Patch Testing, Irritation and Sensitization: Safety Testing in Cosmetics


When talking about testing a product for its safety, companies or manufacturers should understand that the product is not merely fulfilling the safety regulations and blindly following the guidelines. The approach to testing must keep the safety of consumers in mind as well as result in a product that meets their needs.

Patch testing, in particular, is used extensively and is a well-recognized diagnostic tool for testing product safety. Even with advancements in techniques, this method still holds its position and is becoming a mandatory test, even for cosmetics.

When planning a product’s patch testing , an extensive thought process is essential various aspects must be reviewed many of which can only be determined through experience. General considerations must be understood about the methodology, which also should be constantly improvised with the new knowledge gained from each testing. The following is a brief overview of key testing aspects.

Regional Conditions

For skin irritation and sensitization studies, the methodology or protocol used for one set of volunteers in one region might not show the same response in the skin of another region, where the genetic makeup, climatic conditions, etc., may vary.

Also, one ingredient or product that is tested for safety in a given region might not be considered safe in another population in a different region. Hence, analysts must countercheck the same product or ingredient for its safety by doing the necessary tests before introducing the product into new markets.
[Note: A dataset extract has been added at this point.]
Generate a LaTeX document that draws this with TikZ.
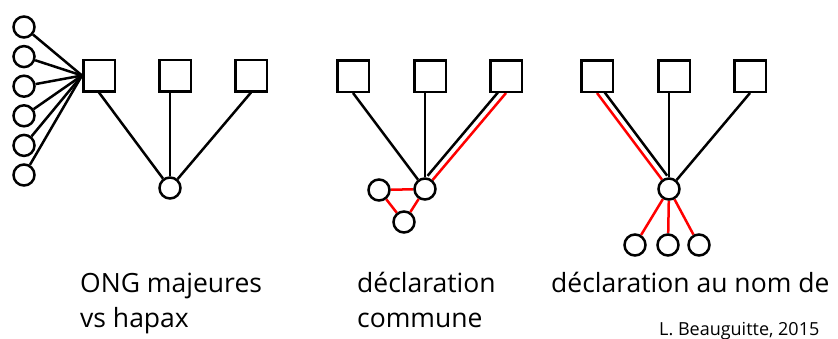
\documentclass[tikz,border=0pt]{standalone}
\usepackage{fontspec}
\setmainfont{Open Sans}
\usetikzlibrary{backgrounds}
\definecolor{linkred}{RGB}{255,0,0}

\begin{document}
\begin{tikzpicture}[x=1pt,y=-1pt,
    org/.style={draw,line width=2.5pt,fill=white,minimum size=31.5pt,inner sep=0pt},
    act/.style={draw,circle,line width=2.5pt,fill=white,minimum size=21pt,inner sep=0pt},
    tie/.style={line width=2.5pt},
    redtie/.style={line width=2.5pt,linkred},
    lbl/.style={anchor=base west,inner sep=0pt,font=\fontsize{26.5}{32}\selectfont}]
    \useasboundingbox (0,0) rectangle (838,338);

    % ONG majeures vs hapax
    \node[org] (s11) at (99,75.5) {};
    \node[org] (s12) at (175,75.5) {};
    \node[org] (s13) at (251,75.5) {};
    \node[act] (c1) at (170,188) {};
    \foreach \i in {0,...,5}
        \node[act] (h\i) at (24,27+29.6*\i) {};

    % declaration commune
    \node[org] (s21) at (353,76) {};
    \node[org] (s22) at (430,76) {};
    \node[org] (s23) at (506,76) {};
    \node[act] (c2) at (425,189) {};
    \node[act] (a2) at (379,190) {};
    \node[act] (b2) at (404,222) {};

    % declaration au nom de
    \node[org] (s31) at (597,76) {};
    \node[org] (s32) at (674,76) {};
    \node[org] (s33) at (750,76) {};
    \node[act] (c3) at (669,189) {};
    \node[act] (d1) at (635,245) {};
    \node[act] (d2) at (668,245) {};
    \node[act] (d3) at (699,245) {};

    \begin{pgfonlayer}{background}
        \foreach \i in {0,...,5}
            \draw[tie] (h\i) -- (s11.west);
        \draw[tie] (s11.south) -- (c1);
        \draw[tie] (s12.south -| c1) -- (c1);
        \draw[tie] (s13.south) -- (c1);

        \draw[tie] (s21.south) -- (c2);
        \draw[tie] (s22.south -| c2) -- (c2);
        \draw[redtie] (s23.south) -- (c2);
        \draw[tie,transform canvas={shift={(-5,-4.2)}}] (s23.south) -- (c2);
        \draw[redtie] (c2) -- (a2);
        \draw[redtie] (a2) -- (b2);
        \draw[redtie] (b2) -- (c2);

        \draw[redtie] (s31.south) -- (c3);
        \draw[tie,transform canvas={shift={(5.2,-3.9)}}] (s31.south) -- (c3);
        \draw[tie] (s32.south -| c3) -- (c3);
        \draw[tie] (s33.south) -- (c3);
        \foreach \d in {d1,d2,d3}
            \draw[redtie] (c3) -- (\d);
    \end{pgfonlayer}

    % labels
    \node[lbl] (t1) at (80,292) {ONG majeures};
    \node[lbl] (t1b) at (80,327) {vs hapax};
    \node[lbl] (t2) at (357,292) {déclaration};
    \node[lbl] (t2b) at (357,327) {commune};
    \node[lbl] (t3) at (551,292) {déclaration au nom de};
    \node[lbl,font=\fontsize{18}{21}\selectfont] (t4) at (659,335) {L. Beauguitte, 2015};
\end{tikzpicture}
\end{document}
As a case in point, an internal study by the author’s company assessed a skin cream in France for skin irritation and the same product was later tested in India for the same. Many of the French participants (approximately 70%) showed a significantly good response (2 or 2+) after a single, 24 hr patch test application of the product. Thus, in France, the data provided from volunteers supported the claim that the product was safe and it could be marketed there.

However, in India, when the same product was tested—It elicited severe reactions. Therefore, the product could not be deemed safe or marketed in India.

Intended Use of the Product

The intended use of the product also must be determined and accordingly, the type of patch testing methodology planned; e.g., open patch, semi-occlusive, etc. The concentration of the product to be used for testing must be decided based on the lowest irritation concentration or through references. Examples of such products are shampoos, face washes or other such surfactant-based products, e.g., hair dyes.

The procedure and duration of the patch test will vary depending on the nature of the product. As such, the composition of the product to be tested must be known in detail. When testing products like deodorants, for example, they must be applied and kept open for a few minutes to allow for evaporation, and then occluded.

Method of Application

Similar to intended use—the method of application also changes, depending on the product type. Creams can be used as is, whereas shampoos must be diluted and deodorants, as stated above, should be kept open for some time and then occluded.

Also, the product cannot be deemed safe under in-use conditions based solely on patch testing data. However,  in-use testing should be performed under the conditions of intended use in a controlled setting. Another internal case study provides an example. A skin lightening cream passed the patch test for irritation but more than 10% of volunteers complained of lacrimation after its actual in-use testing.


If these key aspects are considered before carrying out a patch test, the results will more likely give the correct prediction and interpretation of potential irritancy and tolerance for a particular product. All of these factors make for the correct use of a test method or diagnostic tool—while at the same time, following ethics and proper guidelines for carrying out successful clinical studies.